● Given data:

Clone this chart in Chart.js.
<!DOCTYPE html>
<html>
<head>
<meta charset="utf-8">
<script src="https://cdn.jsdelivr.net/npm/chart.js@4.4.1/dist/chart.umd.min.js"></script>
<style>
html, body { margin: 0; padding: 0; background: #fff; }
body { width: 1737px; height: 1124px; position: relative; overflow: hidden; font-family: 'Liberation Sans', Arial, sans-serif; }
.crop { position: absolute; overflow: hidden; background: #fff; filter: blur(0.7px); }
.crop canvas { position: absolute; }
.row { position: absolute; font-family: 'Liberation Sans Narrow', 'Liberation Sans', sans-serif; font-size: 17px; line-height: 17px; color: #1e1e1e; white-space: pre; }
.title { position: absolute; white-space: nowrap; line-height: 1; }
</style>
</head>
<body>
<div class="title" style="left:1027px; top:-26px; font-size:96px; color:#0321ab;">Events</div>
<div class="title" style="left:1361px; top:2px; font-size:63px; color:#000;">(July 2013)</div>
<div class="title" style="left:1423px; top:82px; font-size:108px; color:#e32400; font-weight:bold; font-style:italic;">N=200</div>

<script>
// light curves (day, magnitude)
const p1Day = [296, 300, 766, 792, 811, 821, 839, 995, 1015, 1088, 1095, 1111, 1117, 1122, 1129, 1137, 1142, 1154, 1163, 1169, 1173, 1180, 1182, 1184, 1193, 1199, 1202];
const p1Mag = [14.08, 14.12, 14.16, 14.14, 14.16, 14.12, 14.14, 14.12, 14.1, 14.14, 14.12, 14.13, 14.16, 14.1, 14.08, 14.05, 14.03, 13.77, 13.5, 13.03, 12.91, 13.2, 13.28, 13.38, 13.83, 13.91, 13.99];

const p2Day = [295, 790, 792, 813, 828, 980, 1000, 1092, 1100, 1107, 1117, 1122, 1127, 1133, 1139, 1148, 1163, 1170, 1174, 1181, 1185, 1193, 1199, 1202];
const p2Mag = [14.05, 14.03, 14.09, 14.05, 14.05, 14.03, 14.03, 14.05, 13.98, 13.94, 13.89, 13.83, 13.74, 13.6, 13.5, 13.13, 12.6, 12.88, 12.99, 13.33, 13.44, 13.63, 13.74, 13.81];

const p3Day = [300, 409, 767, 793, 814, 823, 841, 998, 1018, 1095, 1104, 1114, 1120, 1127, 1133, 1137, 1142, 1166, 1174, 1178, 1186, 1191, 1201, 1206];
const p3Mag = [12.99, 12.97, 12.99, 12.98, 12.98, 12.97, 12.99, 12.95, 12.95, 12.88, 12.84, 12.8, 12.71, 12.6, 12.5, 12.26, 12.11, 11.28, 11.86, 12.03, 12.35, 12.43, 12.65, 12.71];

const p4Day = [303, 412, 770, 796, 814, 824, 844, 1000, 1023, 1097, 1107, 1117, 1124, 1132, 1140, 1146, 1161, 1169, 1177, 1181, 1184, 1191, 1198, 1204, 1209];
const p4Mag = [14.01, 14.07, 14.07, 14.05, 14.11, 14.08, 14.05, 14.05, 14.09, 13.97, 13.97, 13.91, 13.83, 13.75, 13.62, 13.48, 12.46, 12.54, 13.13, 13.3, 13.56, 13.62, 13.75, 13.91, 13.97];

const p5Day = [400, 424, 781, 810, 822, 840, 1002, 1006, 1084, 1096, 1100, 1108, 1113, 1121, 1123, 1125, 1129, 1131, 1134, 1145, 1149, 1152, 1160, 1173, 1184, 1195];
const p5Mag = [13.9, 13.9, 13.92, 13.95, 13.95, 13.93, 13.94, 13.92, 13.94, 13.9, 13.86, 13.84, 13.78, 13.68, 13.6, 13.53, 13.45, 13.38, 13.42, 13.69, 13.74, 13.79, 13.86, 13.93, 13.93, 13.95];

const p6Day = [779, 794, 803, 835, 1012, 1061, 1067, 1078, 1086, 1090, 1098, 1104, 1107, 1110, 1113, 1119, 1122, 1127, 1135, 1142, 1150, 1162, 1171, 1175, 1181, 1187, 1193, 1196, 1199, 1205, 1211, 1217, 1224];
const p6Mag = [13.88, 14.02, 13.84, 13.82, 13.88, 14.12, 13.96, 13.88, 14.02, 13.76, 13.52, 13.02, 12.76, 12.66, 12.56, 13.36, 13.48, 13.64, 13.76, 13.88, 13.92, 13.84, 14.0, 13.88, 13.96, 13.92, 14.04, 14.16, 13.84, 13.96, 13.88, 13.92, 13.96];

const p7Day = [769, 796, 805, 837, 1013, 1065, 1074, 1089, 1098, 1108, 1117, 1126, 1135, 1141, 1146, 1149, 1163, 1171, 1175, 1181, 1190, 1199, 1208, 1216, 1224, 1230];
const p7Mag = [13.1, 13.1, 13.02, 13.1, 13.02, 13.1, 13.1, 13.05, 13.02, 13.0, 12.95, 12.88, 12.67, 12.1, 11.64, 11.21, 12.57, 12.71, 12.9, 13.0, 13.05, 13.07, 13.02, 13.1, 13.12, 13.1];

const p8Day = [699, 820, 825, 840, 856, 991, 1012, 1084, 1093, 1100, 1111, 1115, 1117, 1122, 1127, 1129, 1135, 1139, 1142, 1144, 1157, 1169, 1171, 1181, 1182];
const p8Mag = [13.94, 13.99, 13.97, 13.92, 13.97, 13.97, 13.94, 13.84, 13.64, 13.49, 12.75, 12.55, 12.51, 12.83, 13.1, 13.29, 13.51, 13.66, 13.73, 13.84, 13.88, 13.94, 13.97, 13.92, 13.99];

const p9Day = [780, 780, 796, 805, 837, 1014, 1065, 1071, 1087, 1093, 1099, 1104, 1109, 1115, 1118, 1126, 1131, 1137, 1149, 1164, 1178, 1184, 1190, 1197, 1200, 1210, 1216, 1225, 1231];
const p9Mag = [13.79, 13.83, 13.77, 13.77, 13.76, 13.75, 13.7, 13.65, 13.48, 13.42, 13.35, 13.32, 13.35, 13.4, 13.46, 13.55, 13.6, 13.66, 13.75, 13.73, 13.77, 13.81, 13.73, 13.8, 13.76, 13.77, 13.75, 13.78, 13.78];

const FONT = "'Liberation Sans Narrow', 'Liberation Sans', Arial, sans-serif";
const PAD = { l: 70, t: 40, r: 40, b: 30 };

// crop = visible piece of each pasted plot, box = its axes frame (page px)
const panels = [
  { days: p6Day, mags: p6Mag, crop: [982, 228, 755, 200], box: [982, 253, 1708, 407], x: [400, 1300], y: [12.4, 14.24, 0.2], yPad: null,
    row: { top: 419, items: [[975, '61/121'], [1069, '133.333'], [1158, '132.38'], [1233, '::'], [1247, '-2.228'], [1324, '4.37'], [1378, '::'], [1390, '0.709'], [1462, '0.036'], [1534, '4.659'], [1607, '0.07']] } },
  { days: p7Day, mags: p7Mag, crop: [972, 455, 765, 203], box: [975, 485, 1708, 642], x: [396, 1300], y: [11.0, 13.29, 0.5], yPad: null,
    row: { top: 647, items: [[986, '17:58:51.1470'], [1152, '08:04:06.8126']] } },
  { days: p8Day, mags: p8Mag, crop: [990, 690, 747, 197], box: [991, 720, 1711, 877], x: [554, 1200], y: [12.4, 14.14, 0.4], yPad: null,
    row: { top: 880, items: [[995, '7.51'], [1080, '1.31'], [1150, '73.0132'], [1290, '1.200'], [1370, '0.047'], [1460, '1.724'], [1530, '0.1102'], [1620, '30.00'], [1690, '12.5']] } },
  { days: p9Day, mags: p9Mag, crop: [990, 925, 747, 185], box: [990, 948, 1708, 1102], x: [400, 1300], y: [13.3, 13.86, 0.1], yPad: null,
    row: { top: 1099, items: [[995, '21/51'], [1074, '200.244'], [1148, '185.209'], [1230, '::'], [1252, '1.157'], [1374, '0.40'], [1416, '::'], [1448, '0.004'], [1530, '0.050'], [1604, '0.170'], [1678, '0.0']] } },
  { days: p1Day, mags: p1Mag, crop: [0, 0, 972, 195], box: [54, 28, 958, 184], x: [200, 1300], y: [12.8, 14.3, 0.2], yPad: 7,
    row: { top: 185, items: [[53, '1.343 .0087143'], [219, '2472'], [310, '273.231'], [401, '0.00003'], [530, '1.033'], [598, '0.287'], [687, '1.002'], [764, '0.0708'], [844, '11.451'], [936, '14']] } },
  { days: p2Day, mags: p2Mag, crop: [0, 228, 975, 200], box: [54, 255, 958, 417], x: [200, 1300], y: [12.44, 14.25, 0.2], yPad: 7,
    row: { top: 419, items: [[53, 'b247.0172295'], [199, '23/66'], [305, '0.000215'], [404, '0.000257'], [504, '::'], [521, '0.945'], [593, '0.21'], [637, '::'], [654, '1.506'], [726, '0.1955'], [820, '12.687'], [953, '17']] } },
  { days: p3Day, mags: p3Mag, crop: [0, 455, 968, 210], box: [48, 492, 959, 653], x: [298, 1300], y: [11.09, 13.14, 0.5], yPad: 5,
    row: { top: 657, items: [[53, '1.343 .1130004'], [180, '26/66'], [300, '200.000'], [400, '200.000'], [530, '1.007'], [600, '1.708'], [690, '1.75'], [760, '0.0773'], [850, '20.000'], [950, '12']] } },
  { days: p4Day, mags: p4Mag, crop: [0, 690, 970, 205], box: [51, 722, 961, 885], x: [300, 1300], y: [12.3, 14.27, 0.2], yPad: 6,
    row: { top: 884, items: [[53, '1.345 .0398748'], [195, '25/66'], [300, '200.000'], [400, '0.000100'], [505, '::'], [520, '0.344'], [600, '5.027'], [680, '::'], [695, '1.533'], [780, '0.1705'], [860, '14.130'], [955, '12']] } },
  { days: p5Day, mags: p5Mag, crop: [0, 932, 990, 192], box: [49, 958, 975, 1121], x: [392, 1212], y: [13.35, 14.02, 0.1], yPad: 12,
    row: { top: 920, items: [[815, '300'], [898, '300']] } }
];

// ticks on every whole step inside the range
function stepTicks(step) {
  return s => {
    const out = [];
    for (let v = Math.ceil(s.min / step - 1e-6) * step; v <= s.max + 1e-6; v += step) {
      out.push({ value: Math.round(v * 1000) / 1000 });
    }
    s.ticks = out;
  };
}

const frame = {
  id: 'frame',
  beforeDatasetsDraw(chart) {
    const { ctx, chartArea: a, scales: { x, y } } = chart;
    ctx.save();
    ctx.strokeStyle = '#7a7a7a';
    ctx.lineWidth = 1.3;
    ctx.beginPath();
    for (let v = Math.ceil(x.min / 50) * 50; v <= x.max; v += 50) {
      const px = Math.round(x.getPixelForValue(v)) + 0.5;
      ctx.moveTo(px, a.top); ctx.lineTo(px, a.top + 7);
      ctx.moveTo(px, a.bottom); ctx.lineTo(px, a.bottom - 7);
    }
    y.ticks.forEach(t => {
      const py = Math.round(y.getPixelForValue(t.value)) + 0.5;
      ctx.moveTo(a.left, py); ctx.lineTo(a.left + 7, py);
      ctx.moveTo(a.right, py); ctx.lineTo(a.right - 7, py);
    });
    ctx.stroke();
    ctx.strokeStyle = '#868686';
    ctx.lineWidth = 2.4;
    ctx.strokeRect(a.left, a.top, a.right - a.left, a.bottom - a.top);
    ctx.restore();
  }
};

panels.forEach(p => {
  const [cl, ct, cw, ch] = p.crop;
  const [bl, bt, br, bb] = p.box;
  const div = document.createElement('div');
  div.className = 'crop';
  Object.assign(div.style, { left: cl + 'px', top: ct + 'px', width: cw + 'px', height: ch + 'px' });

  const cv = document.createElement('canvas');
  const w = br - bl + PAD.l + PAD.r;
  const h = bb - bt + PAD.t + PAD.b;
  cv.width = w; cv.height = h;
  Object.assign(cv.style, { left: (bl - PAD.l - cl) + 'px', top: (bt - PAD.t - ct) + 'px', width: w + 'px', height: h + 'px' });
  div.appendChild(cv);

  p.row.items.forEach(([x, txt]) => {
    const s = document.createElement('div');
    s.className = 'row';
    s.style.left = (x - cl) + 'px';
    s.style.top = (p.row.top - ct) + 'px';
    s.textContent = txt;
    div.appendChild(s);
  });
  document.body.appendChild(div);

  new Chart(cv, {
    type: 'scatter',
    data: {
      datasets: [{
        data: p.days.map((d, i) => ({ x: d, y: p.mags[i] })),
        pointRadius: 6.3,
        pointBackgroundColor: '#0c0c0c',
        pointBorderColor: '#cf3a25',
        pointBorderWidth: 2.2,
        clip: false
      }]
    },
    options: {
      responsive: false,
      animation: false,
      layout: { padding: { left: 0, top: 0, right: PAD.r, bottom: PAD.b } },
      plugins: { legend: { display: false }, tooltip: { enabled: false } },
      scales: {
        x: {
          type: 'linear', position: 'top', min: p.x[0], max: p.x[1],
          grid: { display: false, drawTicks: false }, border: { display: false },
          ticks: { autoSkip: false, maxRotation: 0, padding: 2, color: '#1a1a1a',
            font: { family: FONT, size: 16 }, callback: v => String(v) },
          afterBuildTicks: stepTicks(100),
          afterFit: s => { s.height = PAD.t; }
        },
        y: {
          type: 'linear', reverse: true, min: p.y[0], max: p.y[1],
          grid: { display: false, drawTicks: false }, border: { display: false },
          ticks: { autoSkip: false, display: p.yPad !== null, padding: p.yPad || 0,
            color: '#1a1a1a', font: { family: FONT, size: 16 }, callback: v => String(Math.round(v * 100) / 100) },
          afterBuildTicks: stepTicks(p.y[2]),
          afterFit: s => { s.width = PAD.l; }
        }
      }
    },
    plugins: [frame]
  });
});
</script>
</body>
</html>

● Aim of the exercise: Looking at the material above, please copy exactly every line from its first line through the line containing "top:82px; font-size:108px; color:#e32400;", with both ends included and nothing else.

● Response for this exercise:
Clone this chart in Chart.js.
<!DOCTYPE html>
<html>
<head>
<meta charset="utf-8">
<script src="https://cdn.jsdelivr.net/npm/chart.js@4.4.1/dist/chart.umd.min.js"></script>
<style>
html, body { margin: 0; padding: 0; background: #fff; }
body { width: 1737px; height: 1124px; position: relative; overflow: hidden; font-family: 'Liberation Sans', Arial, sans-serif; }
.crop { position: absolute; overflow: hidden; background: #fff; filter: blur(0.7px); }
.crop canvas { position: absolute; }
.row { position: absolute; font-family: 'Liberation Sans Narrow', 'Liberation Sans', sans-serif; font-size: 17px; line-height: 17px; color: #1e1e1e; white-space: pre; }
.title { position: absolute; white-space: nowrap; line-height: 1; }
</style>
</head>
<body>
<div class="title" style="left:1027px; top:-26px; font-size:96px; color:#0321ab;">Events</div>
<div class="title" style="left:1361px; top:2px; font-size:63px; color:#000;">(July 2013)</div>
<div class="title" style="left:1423px; top:82px; font-size:108px; color:#e32400; font-weight:bold; font-style:italic;">N=200</div>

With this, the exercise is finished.